The number of Brits leaving England for new lives abroad has risen sharply over the past 20 years, according to new research undertaken for the UK Home Office.


The number of Brits leaving England for new lives abroad has risen sharply over the past 20 years, according to new research undertaken for the UK Home Office.

New statistics show that around 149,000 Brits emigrated last year, leaving the UK for the United States, Australia, and Canada, among other destinations. Commentators, however, are more alarmed that almost half of Britons emigrating each year are professionals and company managers, "potentially threatening the country's supply of highly skilled workers," as one writer put it.

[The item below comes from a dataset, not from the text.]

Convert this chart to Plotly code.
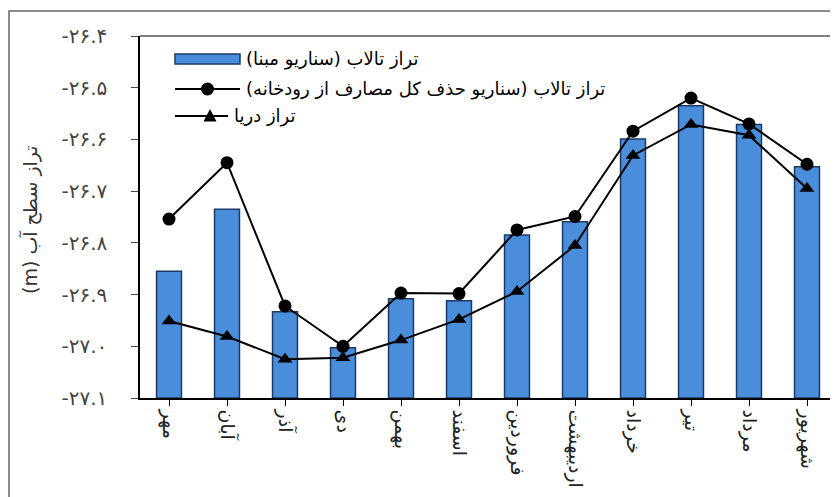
import plotly.graph_objects as go

months = ["مهر", "آبان", "آذر", "دی", "بهمن", "اسفند", "فروردین", "اردیبهشت", "خرداد", "تیر", "مرداد", "شهریور"]
base_scenario = [-26.855, -26.735, -26.933, -27.003, -26.908, -26.912, -26.785, -26.759, -26.599, -26.535, -26.571, -26.653]
no_withdrawal = [-26.754, -26.645, -26.922, -27.000, -26.897, -26.898, -26.775, -26.749, -26.584, -26.520, -26.570, -26.648]
sea_level = [-26.951, -26.981, -27.025, -27.022, -26.988, -26.948, -26.894, -26.805, -26.631, -26.571, -26.592, -26.695]
y_ticks = [-27.1, -27.0, -26.9, -26.8, -26.7, -26.6, -26.5, -26.4]
y_tick_labels = ["-۲۷.۱", "-۲۷.۰", "-۲۶.۹", "-۲۶.۸", "-۲۶.۷", "-۲۶.۶", "-۲۶.۵", "-۲۶.۴"]

names = ["تراز تالاب (سناریو مبنا)", "تراز تالاب (سناریو حذف کل مصارف از رودخانه)", "تراز دریا"]
y_title = "تراز سطح آب (m)"
RLE, PDF = "\u202b", "\u202c"
FONT = "DejaVu Sans"
BASE = y_ticks[0]

# page has an 8px body margin: target screen coords minus 8
OFF = 8
W, H = 838, 497
L, T = 140 - OFF, 36 - OFF
R = W - (836 - OFF)
B = H - (398 - OFF)
PW, PH = W - L - R, H - T - B


def px(x):
    return (x - OFF - L) / PW


def py(y):
    return (H - B - (y - OFF)) / PH


BAR_COLOR = "#4a8edb"
BAR_EDGE = "#1c3a66"

fig = go.Figure()
fig.add_trace(go.Bar(
    x=months, y=[v - BASE for v in base_scenario], base=BASE,
    name=names[0], showlegend=False,
    marker=dict(color=BAR_COLOR, line=dict(color=BAR_EDGE, width=1.5)),
))
fig.add_trace(go.Scatter(
    x=months, y=no_withdrawal, mode="lines+markers", name=names[1], showlegend=False,
    line=dict(color="black", width=2), marker=dict(symbol="circle", size=13, color="black"),
))
fig.add_trace(go.Scatter(
    x=months, y=sea_level, mode="lines+markers", name=names[2], showlegend=False,
    line=dict(color="black", width=2), marker=dict(symbol="triangle-up", size=13, color="black"),
))

# manual legend (symbol left, RTL text right)
rows = [59, 89, 116]
shapes = [
    dict(type="line", xref="paper", yref="paper", x0=0, x1=1, y0=1, y1=1, line=dict(color="#555", width=1.5)),
    dict(type="line", xref="paper", yref="paper", x0=1, x1=1, y0=0, y1=1, line=dict(color="#999", width=1)),
    dict(type="rect", xref="paper", yref="paper", x0=px(9), x1=px(850), y0=py(520), y1=py(11),
         line=dict(color="#666", width=1.5), layer="below"),
    dict(type="rect", xref="paper", yref="paper", x0=px(175), x1=px(240), y0=py(rows[0] + 5), y1=py(rows[0] - 5),
         fillcolor=BAR_COLOR, line=dict(color=BAR_EDGE, width=1.5)),
    dict(type="line", xref="paper", yref="paper", x0=px(175), x1=px(240), y0=py(rows[1]), y1=py(rows[1]),
         line=dict(color="black", width=2)),
    dict(type="circle", xref="paper", yref="paper", x0=px(201), x1=px(214), y0=py(rows[1] + 6.5), y1=py(rows[1] - 6.5),
         fillcolor="black", line=dict(color="black", width=0)),
    dict(type="line", xref="paper", yref="paper", x0=px(175), x1=px(228), y0=py(rows[2]), y1=py(rows[2]),
         line=dict(color="black", width=2)),
    dict(type="path", xref="paper", yref="paper",
         path=f"M {px(203.5)} {py(rows[2] + 5.5)} L {px(216.5)} {py(rows[2] + 5.5)} L {px(210)} {py(rows[2] - 7)} Z",
         fillcolor="black", line=dict(color="black", width=0)),
]
annotations = [
    dict(xref="paper", yref="paper", x=px(x0), y=py(yy), xanchor="left", yanchor="middle", showarrow=False,
         text=RLE + nm + PDF, font=dict(family=FONT, size=18, color="black"))
    for nm, yy, x0 in zip(names, rows, [244, 244, 232])
]
annotations.append(dict(xref="paper", yref="paper", x=px(30), y=py(220), xanchor="center", yanchor="middle",
                        showarrow=False, textangle=-90, text=RLE + y_title + PDF,
                        font=dict(family=FONT, size=19, color="#333")))

fig.update_layout(
    width=W, height=H,
    margin=dict(l=L, r=R, t=T, b=B),
    paper_bgcolor="white", plot_bgcolor="white",
    font=dict(family=FONT, size=13, color="#222"),
    bargap=0.57,
    showlegend=False,
    xaxis=dict(range=[-0.5, 11.5], showline=True, linecolor="black", linewidth=1.5, ticks="outside",
               ticklen=6, tickcolor="black", tickangle=90, tickfont=dict(size=19, color="#222"),
               showgrid=False, automargin=False),
    yaxis=dict(range=[-27.1, -26.4], tickvals=y_ticks, ticktext=y_tick_labels, showline=True,
               linecolor="black", linewidth=1.5, ticks="outside", ticklen=7, tickcolor="#444",
               ticklabelstandoff=20, showgrid=False, zeroline=False, automargin=False,
               tickfont=dict(size=20, color="#444")),
    shapes=shapes,
    annotations=annotations,
)

fig.write_html("out.html")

Britain's high rates of income tax, alongside an increasing cost of living and slow economic recovery, are seen as key factors in the sharp increase in professionals leaving the country. John Cridland, director general of the Confederation of British Industry, one of the UK's leading independent employers' organizations, agrees that taxation is an issue, but believes that a remedy is imminent. "These are disturbing figures, there is no doubt that the spike in recent years was due in part to high personal taxes, which the Chancellor is now tackling." 

Yet scholars at the free-market Adam Smith Institute are less optimistic. They suggest that as income tax levels have risen above those of their European neighbors, the UK's competitiveness and economic growth will be stifled over the coming years. In a new report, the Institute's Peter Young and Miles Saltiel highlight the extended consequences of the tax burden, showing how it's leading not only to the emigration of young professionals but also to the flight of entire companies. In the report, Stephen Hedgecock, the managing partner of Altis, a hedge fund that recently moved from the UK to Jersey, an independent island just off the British coast known for its status as a "tax haven," argues:

The UK model is broken. It's not just the 50% rate- its National Insurance, the treatment of pensions…everything. It's just a ridiculous amount of taxation.

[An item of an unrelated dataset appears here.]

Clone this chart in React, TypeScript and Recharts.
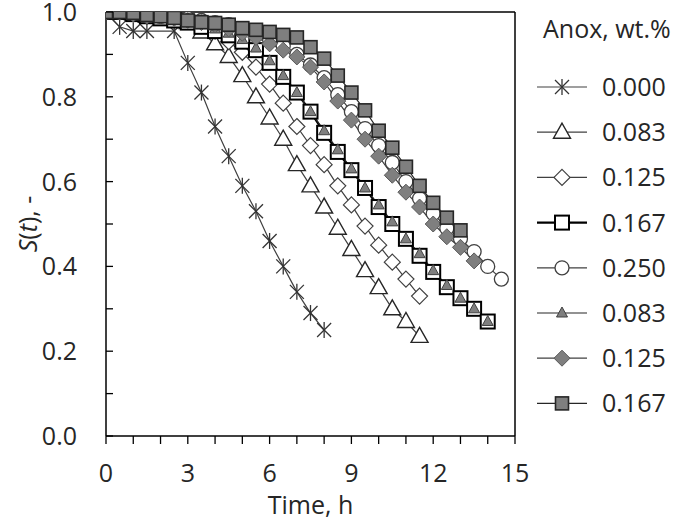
import React from "react";
import { LineChart, Line, XAxis, YAxis, ReferenceLine, Label } from "recharts";

// time grid, h
const hours = [
  0, 0.5, 1, 1.5, 2, 2.5, 3, 3.5, 4, 4.5, 5, 5.5, 6, 6.5, 7, 7.5, 8, 8.5, 9,
  9.5, 10, 10.5, 11, 11.5, 12, 12.5, 13, 13.5, 14, 14.5,
];
const starHours = [0, 0.5, 1, 1.5, 2.5, 3, 3.5, 4, 4.5, 5, 5.5, 6, 6.5, 7, 7.5, 8];

const xTicks = [0, 1, 2, 3, 4, 5, 6, 7, 8, 9, 10, 11, 12, 13, 14, 15];
const yTicks = [0, 0.1, 0.2, 0.3, 0.4, 0.5, 0.6, 0.7, 0.8, 0.9, 1.0];

const anoxLabels = ["0.000", "0.083", "0.125", "0.167", "0.250", "0.083", "0.125", "0.167"];

// S(t) values
const s000 = [1.0, 0.965, 0.955, 0.955, 0.955, 0.88, 0.81, 0.73, 0.66, 0.59, 0.53, 0.46, 0.4, 0.34, 0.29, 0.25];
const s083 = [
  1.0, 1.0, 0.995, 0.99, 0.99, 0.985, 0.975, 0.953, 0.925, 0.895, 0.85, 0.8,
  0.75, 0.7, 0.64, 0.59, 0.54, 0.49, 0.44, 0.39, 0.35, 0.3, 0.27, 0.235,
];
const s125 = [
  1.0, 1.0, 0.995, 0.99, 0.99, 0.985, 0.98, 0.97, 0.955, 0.93, 0.905, 0.87,
  0.83, 0.785, 0.73, 0.685, 0.64, 0.59, 0.545, 0.495, 0.45, 0.41, 0.37, 0.33,
];
const s167 = [
  1.0, 1.0, 0.995, 0.99, 0.985, 0.98, 0.975, 0.965, 0.955, 0.945, 0.93, 0.91,
  0.88, 0.847, 0.81, 0.765, 0.715, 0.67, 0.627, 0.585, 0.54, 0.5, 0.465,
  0.425, 0.387, 0.351, 0.325, 0.3, 0.27,
];
const s250 = [
  1.0, 1.0, 1.0, 0.995, 0.99, 0.99, 0.985, 0.98, 0.975, 0.97, 0.96, 0.95,
  0.935, 0.92, 0.9, 0.875, 0.845, 0.805, 0.765, 0.725, 0.685, 0.645, 0.6,
  0.56, 0.525, 0.49, 0.465, 0.435, 0.4, 0.37,
];
const s083b = [
  1.0, 1.0, 0.995, 0.99, 0.985, 0.98, 0.975, 0.97, 0.96, 0.95, 0.935, 0.915,
  0.885, 0.85, 0.81, 0.765, 0.72, 0.675, 0.63, 0.585, 0.545, 0.505, 0.465,
  0.43, 0.39, 0.355, 0.325, 0.3, 0.27,
];
const s125b = [
  1.0, 1.0, 0.995, 0.99, 0.99, 0.985, 0.98, 0.975, 0.97, 0.96, 0.95, 0.94,
  0.925, 0.91, 0.894, 0.87, 0.835, 0.79, 0.745, 0.7, 0.66, 0.615, 0.575,
  0.54, 0.5, 0.47, 0.445, 0.413,
];
const s167b = [
  1.0, 1.0, 0.998, 0.993, 0.99, 0.986, 0.98, 0.976, 0.974, 0.97, 0.962,
  0.958, 0.953, 0.946, 0.94, 0.917, 0.89, 0.85, 0.81, 0.768, 0.72, 0.68,
  0.635, 0.59, 0.55, 0.515, 0.485,
];

const FONT = "'Open Sans', sans-serif";
const TEXT = "#262626";
const FS = 25;

const toPoints = (times: number[], vals: number[]) =>
  vals.map((s, i) => ({ t: times[i], s }));

const series = [
  { key: "a000", kind: "star", data: toPoints(starHours, s000), stroke: "#404040", width: 1.2 },
  { key: "a083", kind: "tri", data: toPoints(hours, s083), stroke: "#404040", width: 1.2 },
  { key: "a125", kind: "dia", data: toPoints(hours, s125), stroke: "#404040", width: 1.2 },
  { key: "a167", kind: "sq", data: toPoints(hours, s167), stroke: "#000", width: 2.2 },
  { key: "a250", kind: "circ", data: toPoints(hours, s250), stroke: "#404040", width: 1.2 },
  { key: "b083", kind: "ftri", data: toPoints(hours, s083b), stroke: "#262626", width: 1.2 },
  { key: "b125", kind: "fdia", data: toPoints(hours, s125b), stroke: "#404040", width: 1.2 },
  { key: "b167", kind: "fsq", data: toPoints(hours, s167b), stroke: "#262626", width: 1.2 },
];

function Marker({ kind, cx, cy }: { kind: string; cx: number; cy: number }) {
  if (cx == null || cy == null) return null;
  switch (kind) {
    case "star":
      return (
        <g stroke="#333" strokeWidth={1.3}>
          <line x1={cx} y1={cy - 8} x2={cx} y2={cy + 8} />
          <line x1={cx - 7} y1={cy - 7} x2={cx + 7} y2={cy + 7} />
          <line x1={cx - 7} y1={cy + 7} x2={cx + 7} y2={cy - 7} />
        </g>
      );
    case "tri":
      return (
        <polygon
          points={`${cx},${cy - 9} ${cx - 8.5},${cy + 6} ${cx + 8.5},${cy + 6}`}
          fill="#fff"
          stroke="#262626"
          strokeWidth={1.4}
        />
      );
    case "dia":
      return (
        <polygon
          points={`${cx},${cy - 8} ${cx + 8},${cy} ${cx},${cy + 8} ${cx - 8},${cy}`}
          fill="#fff"
          stroke="#404040"
          strokeWidth={1.2}
        />
      );
    case "sq":
      return <rect x={cx - 7} y={cy - 7} width={14} height={14} fill="#fff" stroke="#000" strokeWidth={2} />;
    case "circ":
      return <circle cx={cx} cy={cy} r={7} fill="#fff" stroke="#404040" strokeWidth={1.3} />;
    case "ftri":
      return (
        <polygon
          points={`${cx},${cy - 6} ${cx - 5.5},${cy + 4} ${cx + 5.5},${cy + 4}`}
          fill="#7f7f7f"
          stroke="#404040"
          strokeWidth={1}
        />
      );
    case "fdia":
      return (
        <polygon
          points={`${cx},${cy - 8} ${cx + 8},${cy} ${cx},${cy + 8} ${cx - 8},${cy}`}
          fill="#7f7f7f"
          stroke="#595959"
          strokeWidth={1}
        />
      );
    case "fsq":
      return <rect x={cx - 6.5} y={cy - 6.5} width={13} height={13} fill="#7f7f7f" stroke="#262626" strokeWidth={1.6} />;
  }
  return null;
}

function XTick(props: any) {
  const { x, y, payload } = props;
  if (payload.value % 3 !== 0) return <g />;
  return (
    <text x={x} y={y} dy="0.72em" textAnchor="middle" fill={TEXT} fontSize={FS} fontFamily={FONT}>
      {payload.value}
    </text>
  );
}

function YTick(props: any) {
  const { x, y, payload, index } = props;
  const ax = x + 29;
  return (
    <g>
      <line x1={ax} y1={y} x2={ax + 7} y2={y} stroke="#000" strokeWidth={1.3} />
      {index % 2 === 0 && (
        <text x={x} y={y} dy="0.36em" textAnchor="end" fill={TEXT} fontSize={FS} fontFamily={FONT}>
          {payload.value.toFixed(1)}
        </text>
      )}
    </g>
  );
}

function Legend() {
  const top = 87;
  const step = 45.2;
  return (
    <svg width={150} height={430} style={{ position: "absolute", left: 525, top: 0 }}>
      <text x={18} y={38} fill={TEXT} fontSize={FS} fontFamily={FONT}>
        Anox, wt.%
      </text>
      {series.map((s, i) => {
        const cy = top + i * step;
        return (
          <g key={s.key}>
            <line x1={12} y1={cy} x2={62} y2={cy} stroke={s.stroke} strokeWidth={s.width} />
            <Marker kind={s.kind} cx={37} cy={cy} />
            <text x={77} y={cy} dy="0.36em" fill={TEXT} fontSize={FS} fontFamily={FONT}>
              {anoxLabels[i]}
            </text>
          </g>
        );
      })}
    </svg>
  );
}

export default function App() {
  return (
    <div style={{ position: "absolute", left: 0, top: 0, width: 675, height: 520, background: "#fff" }}>
      <LineChart width={675} height={520} margin={{ top: 12, right: 160, bottom: 0, left: 0 }}>
        <XAxis
          type="number"
          dataKey="t"
          domain={[0, 15]}
          ticks={xTicks}
          interval={0}
          height={84}
          allowDataOverflow
          axisLine={{ stroke: "#000", strokeWidth: 1.5 }}
          tickLine={{ stroke: "#000", strokeWidth: 1.3 }}
          tickSize={8}
          tickMargin={20}
          tick={<XTick />}
        >
          <Label
            content={(p: any) => {
              const vb = p.viewBox;
              return (
                <text x={vb.x + vb.width / 2} y={vb.y + 78} textAnchor="middle" fill={TEXT} fontSize={FS} fontFamily={FONT}>
                  Time, h
                </text>
              );
            }}
          />
        </XAxis>
        <YAxis
          type="number"
          dataKey="s"
          domain={[0, 1]}
          ticks={yTicks}
          interval={0}
          width={106}
          allowDataOverflow
          axisLine={{ stroke: "#000", strokeWidth: 1.5 }}
          tickLine={false}
          tickSize={0}
          tickMargin={29}
          tick={<YTick />}
        >
          <Label
            content={(p: any) => {
              const vb = p.viewBox;
              const cx = vb.x + 28;
              const cy = vb.y + vb.height / 2;
              return (
                <text
                  x={cx}
                  y={cy}
                  transform={`rotate(-90, ${cx}, ${cy})`}
                  textAnchor="middle"
                  dy="0.36em"
                  fill={TEXT}
                  fontSize={FS}
                  fontFamily={FONT}
                >
                  <tspan fontStyle="italic">S</tspan>(<tspan fontStyle="italic">t</tspan>), -
                </text>
              );
            }}
          />
        </YAxis>
        <ReferenceLine y={1} stroke="#000" strokeWidth={1.5} ifOverflow="visible" />
        <ReferenceLine x={15} stroke="#000" strokeWidth={1.5} ifOverflow="visible" />
        {series.map((s) => (
          <Line
            key={s.key}
            data={s.data}
            dataKey="s"
            type="linear"
            stroke={s.stroke}
            strokeWidth={s.width}
            isAnimationActive={false}
            dot={(p: any) => <Marker key={`${s.key}-${p.index}`} kind={s.kind} cx={p.cx} cy={p.cy} />}
            activeDot={false}
          />
        ))}
      </LineChart>
      <Legend />
    </div>
  );
}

Speaking on the findings, a Home Office spokesman recognized the necessity of making the UK an attractive place to live and work in order to retain talented British workers. "To continue competing in a global race, businesses must invest in the skills of UK workers and retain our highly skilled workforce." The harsh reality of the UK tax system has meant that talented workers can find considerably more attractive employment offers elsewhere in the world.